Performance comparing between different CUDA Toolkit versions and GPU devices

jacob39 · September 23, 2021, 6:35am

I have two GPUs. One is the older one GeForce GTX Titan Black released in 2014, the other one is GeForce RTX 3070.
When I developed the project with Titan Black, I used CUDA functions in the toolkit version 8. Now I have a newer GPU, the running time of the project becomes faster as my expectation.

I am wondering if there will be a vast improvement on speed if I change the CUDA Toolkit 8 to11 and also adopt the new function in the CUDA 11?
If it does, I want to know the reasons. Does the improvement coming from the GPU architecture evolution or the toolkit algorithm itself? How much improvement is affected by the GPU architecture and toolkit version?

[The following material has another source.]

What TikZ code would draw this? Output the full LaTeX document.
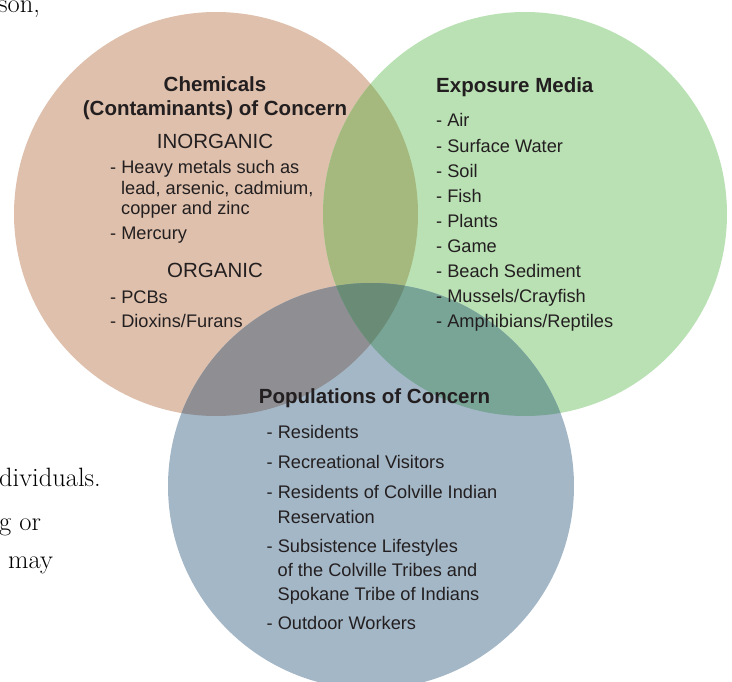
\documentclass[tikz,border=0pt]{standalone}
\usepackage{fontspec}
\newfontfamily\vennfont{Liberation Sans}
\usetikzlibrary{positioning}

\definecolor{chemfill}{HTML}{DEC0AC}
\definecolor{mediafill}{HTML}{BAE1B4}
\definecolor{popfill}{HTML}{A4B7C7}
\definecolor{chemmedia}{HTML}{A5B97E}
\definecolor{chempop}{HTML}{8E8E93}
\definecolor{mediapop}{HTML}{79A597}
\definecolor{allthree}{HTML}{6A8C77}
\definecolor{inktext}{HTML}{231F20}

\begin{document}
\begin{tikzpicture}[x=1pt, y=1pt,
    heading/.style={font=\vennfont\bfseries\fontsize{20.5}{24}\selectfont, text=inktext, inner sep=0, anchor=base},
    group/.style={font=\vennfont\fontsize{20.5}{24}\selectfont, text=inktext, inner sep=0, anchor=base},
    entry/.style={font=\vennfont\fontsize{18.2}{22}\selectfont, text=inktext, inner sep=0, anchor=base west},
    wrapped/.style={entry, xshift=11pt},
    pagetext/.style={font=\fontsize{26.5}{30}\selectfont, text=black, inner sep=0, anchor=base west}]

    \useasboundingbox (0,0) rectangle (732,-682);
    \clip (0,0) rectangle (732,-682);

    % centres of the three sets
    \coordinate (chem) at (216,-214);
    \coordinate (media) at (525,-214);
    \coordinate (pop) at (371,-486);

    \fill[chemfill] (chem) circle (202pt);
    \fill[mediafill] (media) circle (202pt);
    \fill[popfill] (pop) circle (203pt);

    % overlaps
    \begin{scope}
      \clip (chem) circle (202pt);
      \fill[chemmedia] (media) circle (202pt);
      \fill[chempop] (pop) circle (203pt);
    \end{scope}
    \begin{scope}
      \clip (media) circle (202pt);
      \fill[mediapop] (pop) circle (203pt);
    \end{scope}
    \begin{scope}
      \clip (chem) circle (202pt);
      \clip (media) circle (202pt);
      \fill[allthree] (pop) circle (203pt);
    \end{scope}

    % body text of the page around the figure
    \node[pagetext] (frag-a) at (-2,-13) {son,};
    \node[pagetext] (frag-b) at (-1,-486) {dividuals.};
    \node[pagetext] (frag-c) at (-1,-530) {g or};
    \node[pagetext] (frag-d) at (8,-568) {may};

    % chemicals
    \node[heading] (chem-title) at (215,-92) {Chemicals};
    \node[heading] (chem-sub) at (215,-116) {(Contaminants) of Concern};
    \node[group] (inorg) at (215,-149) {INORGANIC};
    \node[entry] (chem-1) at (110,-174) {- Heavy metals such as};
    \node[wrapped] (chem-1b) at (110,-195) {lead, arsenic, cadmium,};
    \node[wrapped] (chem-1c) at (110,-215) {copper and zinc};
    \node[entry] (chem-2) at (110,-240) {- Mercury};
    \node[group] (org) at (215,-278) {ORGANIC};
    \node[entry] (chem-3) at (110,-303) {- PCBs};
    \node[entry] (chem-4) at (110,-327) {- Dioxins/Furans};

    % exposure media
    \node[heading, anchor=base west] (media-title) at (436,-93) {Exposure Media};
    \foreach \t [count=\i] in {Air, Surface Water, Soil, Fish, Plants, Game,
        Beach Sediment, Mussels/Crayfish, Amphibians/Reptiles}
      \node[entry] (media-\i) at (436,{-127-25.1*(\i-1)}) {- \t};

    % populations
    \node[heading] (pop-title) at (374.5,-403) {Populations of Concern};
    \node[entry] (pop-1) at (266.5,-438) {- Residents};
    \node[entry] (pop-2) at (266.5,-468) {- Recreational Visitors};
    \node[entry] (pop-3) at (266.5,-498) {- Residents of Colville Indian};
    \node[wrapped] (pop-3b) at (266.5,-523) {Reservation};
    \node[entry] (pop-4) at (266.5,-552) {- Subsistence Lifestyles};
    \node[wrapped] (pop-4b) at (266.5,-576) {of the Colville Tribes and};
    \node[wrapped] (pop-4c) at (266.5,-600) {Spokane Tribe of Indians};
    \node[entry] (pop-5) at (266.5,-629) {- Outdoor Workers};
\end{tikzpicture}
\end{document}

More information about my usage:
What my project do with CUDA Toolkit is trying to solve the energy function. I have a sparse matrix with dimension 10kx10k.
The functions I used in the CUDA Toolkit 8 are mainly cusolverSpXcsrcholAnalysis, cusolverSpScsrcholFactor and cusolverSpScsrcholSolve.
Since CUDA Toolkit 10.0, the function cusolverSpScsrlsvchol seems to complete all of the work in the above 3 functions.
I think I will replace a lot of old functions with the newer CUDA Toolkit for performance, please give me some explanations and correct me if I am wrong.

njuffa · September 23, 2021, 6:55am

Maybe. Maybe not. We don’t know the definition of “vast” as used here. The sure way to find out is to simply give it a try.

There are improvements in the hardware (GPU cores, memory technology, interconnects) and software (algorithms, compiler code generation, libraries). All can have an impact on performance. How large the overall impact for a particular use case is going to be is difficult to predict. It is even harder to accurately attribute performance changes to the individual components of the HW/SW ecosystem.

The traditional approach is to benchmark the specific cases you are interested in, and track the performance across CUDA versions and hardware generations. If you need to dig deeper, benchmarking a matrix of combinations of HW and SW may help, as might doing some roofline analysis. The CUDA profiler can probably help with investigating the impact of certain aspects.